Hi,
In urban areas the 'practical maxspeed' is often lower then the 'official'
maxspeed because of existence of traffic lights and traffic calmers.
I would rely on the intended routing basics of road_class and corresponding
maxspeeds and the common usage of highway types and tagging in osm.
Maybe it helps to make these roads less attractive for the routing engines to
check for traffic lights.
Because these are node-tags and not line-tags I don't know the exact impact.
highway = residential & highway=crossing & crossing=traffic_signals {set
mkgmap:road-speed=-2}
highway = residential & traffic_calming=table { set mkgmap:road-speed=-1}
highway = residential & access = destination { set mkgmap:road-speed=-2}
Joris
-----Oorspronkelijk bericht-----
Van: mkgmap-dev <[email protected]> Namens Gerd Petermann
Verzonden: donderdag 16 juli 2020 09:11
Aan: Fernando Trebien <[email protected]>; Development list for mkgmap
<[email protected]>
Onderwerp: Re: [mkgmap-dev] Road speed through urban areas
Hi all,
I fear I don't get the point in this discussion. My understanding is that you
want a style that sets a lower road class for major roads within a city.
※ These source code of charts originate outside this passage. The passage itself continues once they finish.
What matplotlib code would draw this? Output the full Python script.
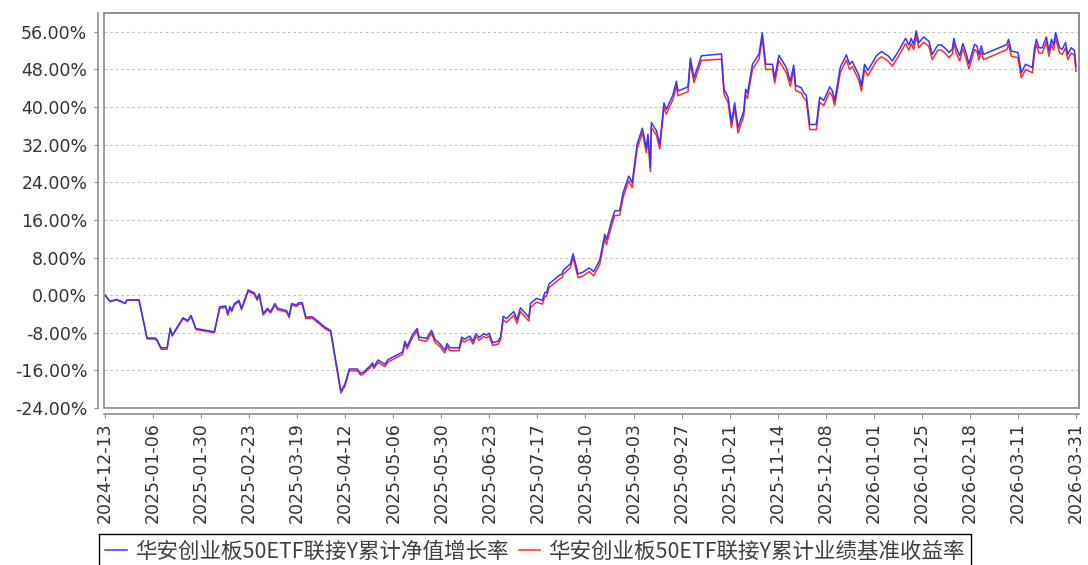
import matplotlib
matplotlib.use("Agg")
import matplotlib.pyplot as plt
from matplotlib.patches import Rectangle

# positions along the x axis (day index, 24 per tick interval)
pos = [
    0, 2.5, 5.8, 10, 11, 17, 21, 25, 26, 28, 31, 32.6, 33.6, 39, 41.3, 43, 45.4,
    54.6, 57.3, 60.3, 61.3, 62.4, 63.3, 64.6, 66.9, 68.2, 69.4, 71.5, 74.5, 76, 77,
    79, 81.2, 82.7, 84.9, 86.2, 90.7, 92, 93.2, 95.7, 96.9, 98.5, 100.3, 103.5,
    106.2, 109.8, 112.7, 117.8, 119.8, 122, 126,
    127.7, 129, 132.3, 133.6, 134.3, 136.4, 139.8, 141.4, 148.6, 149.8, 150.9,
    153.6, 155.9, 156.9, 160.6, 163.1, 164.8, 167.2, 169.7, 170.9, 172.2, 176.9,
    178.2, 179.4, 182.2, 183.9, 185.2, 186.9, 189.2, 190.6, 191.9, 193.6, 196.4,
    197.6, 198.9, 200.5, 204.2, 205.8, 207.5, 211.7, 212.5, 215.5, 218.5, 219.7,
    220.5, 221.8, 227.2, 228.3, 228.8, 232.5, 233.8, 236.3, 238.8, 241.8,
    244.1, 247.1, 249.6, 250.5, 253, 254.6, 257.1, 258.8, 261.6, 263.3, 265.8,
    268.4, 270.4, 271.2, 272.4, 272.9, 275.4, 277.1, 279.2, 280.4, 283.7, 285.4,
    286.2, 291.2, 292.4, 294.2, 297.9, 307.9, 309.2, 311.2, 312.9, 314.5, 316.2,
    319, 320, 320.9, 323.4, 326.7, 328.3, 330, 333.4, 334.5, 336.6,
    340.3, 342.3, 344, 345, 347.8, 349.1, 350.3, 352, 355.3, 357, 359, 362, 363.3,
    364.5, 367.3, 370.3, 371.9, 373.3, 376.6, 377.8, 379.4, 381.1, 385.3, 387.8,
    391.1, 393.3, 396.6, 399.9, 401.5, 402.7, 403.9, 405.2, 406.5, 408.9, 411.5,
    413.2, 416, 417.7, 420.2, 421.5, 423.2, 424, 425.2, 426.9, 428.5, 430.2,
    431.5, 434.3, 435.5, 436.5, 437.7, 438.8, 450.5, 451.3, 452.7, 456, 457.7,
    459.8, 463.2, 464.3, 465.2, 466.5, 468.2, 470.2, 471.5, 472.7, 473.8, 474.8,
    476.8, 478.1, 479.8, 480.9, 482.6, 484.2, 485,
]

# 累计净值增长率 (%)
fund = [
    0.0, -1.3, -0.9, -1.7, -1.0, -1.0, -9.1, -9.1, -9.5, -11.2, -11.2, -7.0, -8.5,
    -4.8, -5.4, -4.3, -7.1, -7.8, -2.5, -2.3, -4.0, -2.4, -3.2, -1.8, -1.1, -2.8,
    -1.4, 1.1, 0.5, -0.8, 0.3, -3.9, -2.8, -3.5, -1.8, -2.8, -3.3, -4.5, -1.8,
    -2.1, -1.6, -1.6, -4.7, -4.6, -5.5, -6.8, -7.5, -20.4, -19.0, -15.7, -15.7,
    -16.6, -16.4, -15.1, -14.4, -15.2, -13.8, -14.7, -13.7, -12.1, -9.8, -10.9,
    -8.4, -7.1, -8.9, -9.2, -7.5, -9.4, -10.3, -11.7, -10.3, -11.2, -11.2, -8.9,
    -9.4, -8.7, -9.8, -8.2, -9.0, -8.2, -8.5, -8.1, -10.1, -9.8, -8.9, -4.5, -5.0,
    -3.5, -5.2, -2.7, -4.7, -1.8, -0.7, -1.1, 0.6, 0.5, 2.4, 4.3, 4.5, 5.2, 6.7,
    8.8, 4.5, 4.9, 5.8,
    5.0, 7.4, 12.9, 11.8, 15.7, 17.9, 18.0, 21.8, 25.3, 23.9, 32.1, 35.5, 31.3,
    34.2, 27.1, 36.7, 35.0, 32.1, 40.9, 39.5, 42.6, 45.5, 43.4, 44.3, 50.4, 46.2,
    50.9, 51.3, 43.8, 42.1, 36.7, 40.9, 35.6, 39.1, 43.8, 42.9, 49.1, 51.3, 55.8,
    49.1, 49.1, 46.2, 51.0,
    48.4, 45.5, 48.9, 44.6, 44.1, 43.0, 42.5, 36.3, 36.3, 42.1, 41.4, 44.3, 43.4,
    41.4, 48.5, 51.1, 49.1, 49.7, 46.7, 44.5, 49.1, 47.8, 50.9, 51.8, 50.9, 49.8,
    52.1, 54.6, 53.2, 54.6, 53.3, 56.2, 53.7, 54.9, 54.0,
    51.2, 53.2, 53.2, 52.3, 51.6, 52.3, 54.6, 52.6, 50.9, 53.5, 51.3, 49.2, 53.3,
    53.0, 51.1, 53.0, 51.2, 53.3, 54.4, 51.9, 51.6, 47.3, 49.1, 48.4, 52.6, 54.4,
    52.6, 52.6, 54.9, 51.9, 54.4, 53.2, 55.8, 52.6, 52.3, 53.7, 51.2, 52.6, 52.1,
    48.7,
]

# 累计业绩基准收益率 (%)
bench = [
    0.0, -1.4, -1.0, -1.8, -1.1, -1.1, -9.3, -9.4, -9.7, -11.5, -11.5, -7.2, -8.7,
    -5.0, -5.6, -4.5, -7.3, -8.0, -2.8, -2.6, -4.3, -2.7, -3.5, -2.1, -1.4, -3.1,
    -1.7, 0.8, 0.2, -1.1, 0.0, -4.2, -3.1, -3.8, -2.1, -3.1, -3.6, -4.8, -2.1,
    -2.4, -1.9, -1.9, -5.0, -4.9, -5.8, -7.1, -7.8, -20.8, -19.4, -16.1, -16.1,
    -17.0, -16.8, -15.5, -14.8, -15.6, -14.3, -15.2, -14.2, -12.6, -10.3, -11.4,
    -9.0, -7.7, -9.5, -9.8, -8.1, -10.0, -10.9, -12.3, -10.9, -11.8, -11.8, -9.5,
    -10.0, -9.3, -10.4, -8.8, -9.6, -8.8, -9.1, -8.7, -10.7, -10.4, -9.5, -5.2,
    -5.8, -4.3, -6.0, -3.5, -5.5, -2.6, -1.5, -1.9, -0.2, -0.3, 1.6, 3.5, 3.7,
    4.4, 5.9, 8.0, 3.7, 4.1, 5.0,
    4.1, 6.5, 11.9, 10.8, 14.7, 16.9, 17.0, 20.8, 24.3, 22.9, 31.1, 34.5, 30.3,
    33.2, 26.3, 35.7, 34.0, 31.1, 39.9, 38.5, 41.6, 44.5, 42.4, 43.3, 49.4, 45.2,
    49.9, 50.2, 42.7, 41.0, 35.6, 39.8, 34.5, 38.0, 42.7, 41.8, 48.0, 50.2, 54.7,
    48.0, 48.0, 45.1, 49.9,
    47.3, 44.4, 47.8, 43.5, 43.0, 41.9, 41.4, 35.2, 35.2, 41.0, 40.3, 43.2, 42.3,
    40.3, 47.4, 50.0, 48.0, 48.6, 45.6, 43.4, 48.0, 46.7, 49.8, 50.7, 49.8, 48.7,
    51.0, 53.5, 52.1, 53.5, 52.2, 55.1, 52.6, 53.8, 52.9,
    50.1, 52.1, 52.1, 51.2, 50.5, 51.2, 53.5, 51.5, 49.8, 52.4, 50.2, 48.1, 52.2,
    51.9, 50.0, 51.9, 50.1, 52.2, 53.3, 50.8, 50.5, 46.2, 48.0, 47.3, 51.5, 53.3,
    51.5, 51.5, 53.8, 50.8, 53.3, 52.1, 54.7, 51.5, 51.2, 52.6, 50.1, 51.5, 51.0,
    47.6,
]

tick_labels = [
    "2024-12-13", "2025-01-06", "2025-01-30", "2025-02-23", "2025-03-19",
    "2025-04-12", "2025-05-06", "2025-05-30", "2025-06-23", "2025-07-17",
    "2025-08-10", "2025-09-03", "2025-09-27", "2025-10-21", "2025-11-14",
    "2025-12-08", "2026-01-01", "2026-01-25", "2026-02-18", "2026-03-11",
    "2026-03-31",
]
tick_pos = [24 * i for i in range(20)] + [485]
y_ticks = list(range(-24, 57, 8))

series_names = ["华安创业板50ETF联接Y累计净值增长率", "华安创业板50ETF联接Y累计业绩基准收益率"]

fig = plt.figure(figsize=(10.88, 5.65), dpi=100)
ax = fig.add_axes([104 / 1088, 1 - 408 / 565, 975 / 1088, 395 / 565])

line_bench, = ax.plot(pos, bench, color="#ff2a2a", lw=1.1, zorder=3)
line_fund, = ax.plot(pos, fund, color="#3535ff", lw=1.1, zorder=4)

ax.set_xlim(-0.5, 486.5)
ax.set_ylim(-24, 60)
ax.set_yticks(y_ticks)
ax.set_yticklabels([f"{v:.2f}%" for v in y_ticks])
ax.set_xticks(tick_pos)
ax.set_xticklabels(tick_labels)

ax.grid(axis="y", color="#c4c4c4", lw=0.8, ls=(0, (2.5, 2.5)))
ax.set_axisbelow(True)

frame_color = "#8c8c8c"
for side in ("left", "bottom"):
    ax.spines[side].set_position(("outward", 4))
    ax.spines[side].set_color(frame_color)
    ax.spines[side].set_linewidth(1.2)
for side in ("top", "right"):
    ax.spines[side].set_color(frame_color)
    ax.spines[side].set_linewidth(1.2)
ax.add_patch(Rectangle((0, 0), 1, 1, transform=ax.transAxes, fill=False,
                       edgecolor=frame_color, lw=1.2, clip_on=False, zorder=5))

ax.tick_params(axis="both", colors=frame_color, labelcolor="#333333",
               labelsize=12.5, length=3)
ax.tick_params(axis="y", pad=5)
ax.tick_params(axis="x", pad=3, labelrotation=90)

leg = fig.legend([line_fund, line_bench], series_names, ncol=2,
                 loc="upper left", bbox_to_anchor=(99 / 1088, 1 - 534 / 565),
                 bbox_transform=fig.transFigure, borderaxespad=0,
                 prop={"family": ["Noto Sans CJK SC", "DejaVu Sans"], "size": 15.5},
                 handlelength=1.0, handletextpad=0.35, columnspacing=0.5,
                 borderpad=0.3, fancybox=False, framealpha=1, edgecolor="black")
leg.get_frame().set_linewidth(1.0)
for text in leg.get_texts():
    text.set_color("#404040")

fig.savefig("out.png", dpi=100)
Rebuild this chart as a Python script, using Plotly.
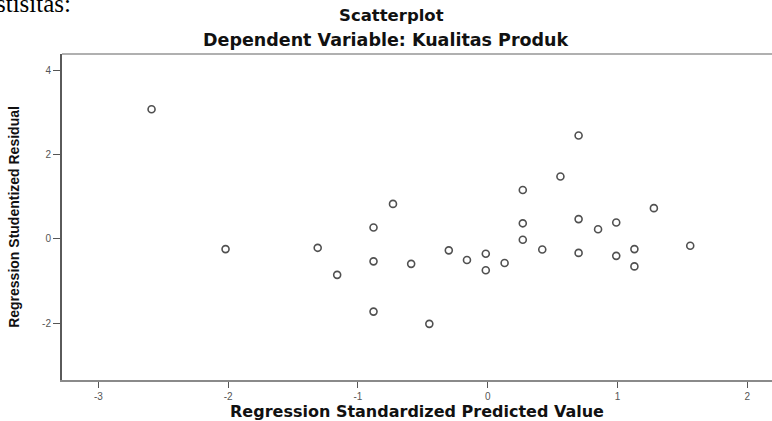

Question is in what situation this will lead to better routing. If there is a
good alternative route around the city it should already have the higher
highway tag in OSM.
Gerd
________________________________________
Von: mkgmap-dev <[email protected]> im Auftrag von Greg
Troxel <[email protected]>
Gesendet: Donnerstag, 16. Juli 2020 01:21
An: Fernando Trebien
Cc: Development list for mkgmap
Betreff: Re: [mkgmap-dev] Road speed through urban areas
Fernando Trebien <[email protected]> writes:
> Would mapping boundary=urban [1] help solve the problem of assigning a
> slower estimated speed to ways within dense urban areas in routing
> apps such as mkgmap? [2][3] It looks like an elegant solution to this
> problem that would not have the same issues with verifiability that
> maxspeed:practical has. It is currently common only in France (see an
> example in Rennes [4]) and there is official data available in my area
> that could be imported into OSM. [5]
I don't see why drawing a line that encloses the area where you think
maxspeed:practical is low is any more verifiable. You are tagging about an
area where people drive slower than the speed limits, I think. So it's really
the same thing.
Also, maxspeed:practical is easy to verify. Drive on the road 10 times and see
what the average speed you actually went is. I have lots of commuting data
and someday, I will process it and see what the distributions look like.
If there really are speed limits, then by all means tag them.